The Third World Strikes at San Francisco State University (1968) and U.C. Berkeley (1969) led to the establishment of Ethnic Studies departments at universities and colleges across the nation.
Departments devoted to gender, sexuality, class, and disability studies benefited from the victories of the Ethnic Studies movement.
We are proud of the intersectional analysis at the foundation of the City College of San Francisco Diversity Collaborative where students learn how their multiple identities contribute to the richness of their lives and provide strength to our continuing struggles for social justice.
Who We Are
Faculty from the below departments come together on a regular basis to share ideas and resources for better serving students' needs, such as closing the achievement and opportunity gaps, overcoming obstacles in student career paths, sharing multiple identities, and connecting with the San Francisco community.
What We Offer to Students, Faculty, and Staff
In addition to offering certificates and Associate degrees to students, the Diversity Collaborative departments offer faculty and staff opportunities for professional development through its wide variety of courses.

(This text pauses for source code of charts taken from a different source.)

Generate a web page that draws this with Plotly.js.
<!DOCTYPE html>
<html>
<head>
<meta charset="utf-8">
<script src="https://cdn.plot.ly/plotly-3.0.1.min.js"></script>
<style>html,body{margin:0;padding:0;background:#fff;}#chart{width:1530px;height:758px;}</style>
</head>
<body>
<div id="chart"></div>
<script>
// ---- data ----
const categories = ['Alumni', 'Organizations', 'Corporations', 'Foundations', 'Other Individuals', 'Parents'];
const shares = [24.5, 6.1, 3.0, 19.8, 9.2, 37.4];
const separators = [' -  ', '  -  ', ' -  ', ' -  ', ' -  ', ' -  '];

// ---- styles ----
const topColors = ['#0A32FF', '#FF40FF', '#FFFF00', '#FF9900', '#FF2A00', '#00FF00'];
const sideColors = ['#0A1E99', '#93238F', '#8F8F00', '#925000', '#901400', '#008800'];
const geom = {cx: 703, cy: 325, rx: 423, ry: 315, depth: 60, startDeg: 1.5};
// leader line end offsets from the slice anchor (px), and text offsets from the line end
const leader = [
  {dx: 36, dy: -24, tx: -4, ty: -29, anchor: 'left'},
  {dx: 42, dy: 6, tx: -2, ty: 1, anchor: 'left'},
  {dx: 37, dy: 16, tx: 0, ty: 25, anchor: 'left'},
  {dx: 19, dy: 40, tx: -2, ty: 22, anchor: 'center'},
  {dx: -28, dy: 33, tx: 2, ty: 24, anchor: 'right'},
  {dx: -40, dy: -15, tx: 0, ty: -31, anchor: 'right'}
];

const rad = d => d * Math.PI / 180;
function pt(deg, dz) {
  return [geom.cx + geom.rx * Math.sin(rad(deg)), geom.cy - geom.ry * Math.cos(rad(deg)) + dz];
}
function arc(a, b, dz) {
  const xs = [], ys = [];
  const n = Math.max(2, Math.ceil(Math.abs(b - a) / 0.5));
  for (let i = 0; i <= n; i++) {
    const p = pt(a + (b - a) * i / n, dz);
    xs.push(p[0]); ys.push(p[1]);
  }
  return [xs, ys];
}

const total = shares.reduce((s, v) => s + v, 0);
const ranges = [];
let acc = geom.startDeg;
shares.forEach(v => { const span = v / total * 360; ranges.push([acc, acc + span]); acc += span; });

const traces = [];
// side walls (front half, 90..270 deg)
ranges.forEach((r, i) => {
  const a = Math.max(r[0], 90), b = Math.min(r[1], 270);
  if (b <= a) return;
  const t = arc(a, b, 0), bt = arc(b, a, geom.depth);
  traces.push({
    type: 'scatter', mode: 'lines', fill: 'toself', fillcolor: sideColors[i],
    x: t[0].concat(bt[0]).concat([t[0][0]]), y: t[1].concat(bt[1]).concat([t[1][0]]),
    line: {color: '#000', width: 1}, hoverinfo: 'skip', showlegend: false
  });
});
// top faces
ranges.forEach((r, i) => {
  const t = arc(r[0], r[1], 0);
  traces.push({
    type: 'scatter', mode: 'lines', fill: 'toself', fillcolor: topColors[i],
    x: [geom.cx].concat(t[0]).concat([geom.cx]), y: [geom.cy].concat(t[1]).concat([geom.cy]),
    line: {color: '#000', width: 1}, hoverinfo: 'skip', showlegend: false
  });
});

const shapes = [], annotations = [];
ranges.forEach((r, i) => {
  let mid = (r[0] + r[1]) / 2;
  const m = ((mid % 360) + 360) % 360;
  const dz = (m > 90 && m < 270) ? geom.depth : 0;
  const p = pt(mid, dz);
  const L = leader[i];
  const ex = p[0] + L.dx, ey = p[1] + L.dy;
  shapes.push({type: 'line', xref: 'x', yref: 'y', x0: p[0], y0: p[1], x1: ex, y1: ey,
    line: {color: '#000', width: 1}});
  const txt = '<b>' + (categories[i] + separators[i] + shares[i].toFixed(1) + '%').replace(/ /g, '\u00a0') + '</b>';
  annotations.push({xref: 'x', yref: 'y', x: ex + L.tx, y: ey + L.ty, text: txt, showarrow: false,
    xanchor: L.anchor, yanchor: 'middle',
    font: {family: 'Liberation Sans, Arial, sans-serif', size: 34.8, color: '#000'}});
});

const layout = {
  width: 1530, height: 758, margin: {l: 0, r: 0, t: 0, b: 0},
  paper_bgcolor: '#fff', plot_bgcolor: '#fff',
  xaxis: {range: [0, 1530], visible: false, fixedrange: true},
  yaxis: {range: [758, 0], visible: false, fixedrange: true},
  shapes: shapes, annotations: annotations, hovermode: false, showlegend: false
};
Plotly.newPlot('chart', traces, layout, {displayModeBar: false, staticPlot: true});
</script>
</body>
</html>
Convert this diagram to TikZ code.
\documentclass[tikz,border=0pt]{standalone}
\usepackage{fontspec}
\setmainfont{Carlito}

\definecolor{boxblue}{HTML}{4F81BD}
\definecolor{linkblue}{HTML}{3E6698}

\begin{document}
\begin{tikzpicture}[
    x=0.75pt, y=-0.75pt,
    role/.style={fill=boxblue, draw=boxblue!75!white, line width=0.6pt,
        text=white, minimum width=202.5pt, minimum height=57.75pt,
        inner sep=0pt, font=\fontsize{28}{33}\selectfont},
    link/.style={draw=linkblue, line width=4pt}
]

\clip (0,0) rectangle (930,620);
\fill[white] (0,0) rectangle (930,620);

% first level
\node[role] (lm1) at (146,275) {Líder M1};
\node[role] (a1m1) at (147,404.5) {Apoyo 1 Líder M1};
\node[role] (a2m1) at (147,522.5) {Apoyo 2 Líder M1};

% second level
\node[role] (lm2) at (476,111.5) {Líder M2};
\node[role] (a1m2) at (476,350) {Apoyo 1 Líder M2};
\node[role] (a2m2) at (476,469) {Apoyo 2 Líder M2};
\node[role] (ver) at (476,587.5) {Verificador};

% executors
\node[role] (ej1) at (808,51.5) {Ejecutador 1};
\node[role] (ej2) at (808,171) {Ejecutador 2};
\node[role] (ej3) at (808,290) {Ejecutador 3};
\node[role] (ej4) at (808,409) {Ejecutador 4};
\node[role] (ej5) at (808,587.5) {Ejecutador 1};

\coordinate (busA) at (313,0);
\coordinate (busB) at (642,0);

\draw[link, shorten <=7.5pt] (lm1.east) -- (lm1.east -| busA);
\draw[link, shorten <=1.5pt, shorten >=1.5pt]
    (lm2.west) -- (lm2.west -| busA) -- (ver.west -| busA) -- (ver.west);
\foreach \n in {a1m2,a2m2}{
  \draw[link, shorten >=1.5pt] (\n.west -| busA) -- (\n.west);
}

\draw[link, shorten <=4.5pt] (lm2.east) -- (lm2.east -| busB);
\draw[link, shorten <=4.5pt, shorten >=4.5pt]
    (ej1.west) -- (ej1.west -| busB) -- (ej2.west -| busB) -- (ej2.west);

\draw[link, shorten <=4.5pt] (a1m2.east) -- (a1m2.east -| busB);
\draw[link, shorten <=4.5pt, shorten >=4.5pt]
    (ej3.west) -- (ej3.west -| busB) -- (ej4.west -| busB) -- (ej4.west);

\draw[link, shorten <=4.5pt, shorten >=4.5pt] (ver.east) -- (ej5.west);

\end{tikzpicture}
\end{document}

The CCSF Library Programs Committee collaborates with other City College departments and centers, as well as student organizations, to create events that reflect and enrich the creative, intellectual and cultural diversity of the City College community. We bring writers, poets, artists, musicians, filmmakers and others to the City College Centers to give students the opportunity to meet and interact first-hand, to recognize African-American History, Children’s Literature, Latino/a American Heritage, and Lunar New Year, to name a few.
Latina/o Heritage Month
An annual program organized by City College of San Francisco, The Rosenberg Library & Learning Resource Center and Concert & Lecture Series.
Project SURVIVE is a peer education program of the Women's Studies department, which trains students to make classrooms presentations on promoting healthy relationships. Peer educators, both women and men, suggest resources and information to help students build intimate relationships based on respect and trust. They also offer students strategies for identifying, avoiding, and leaving abusive relationships.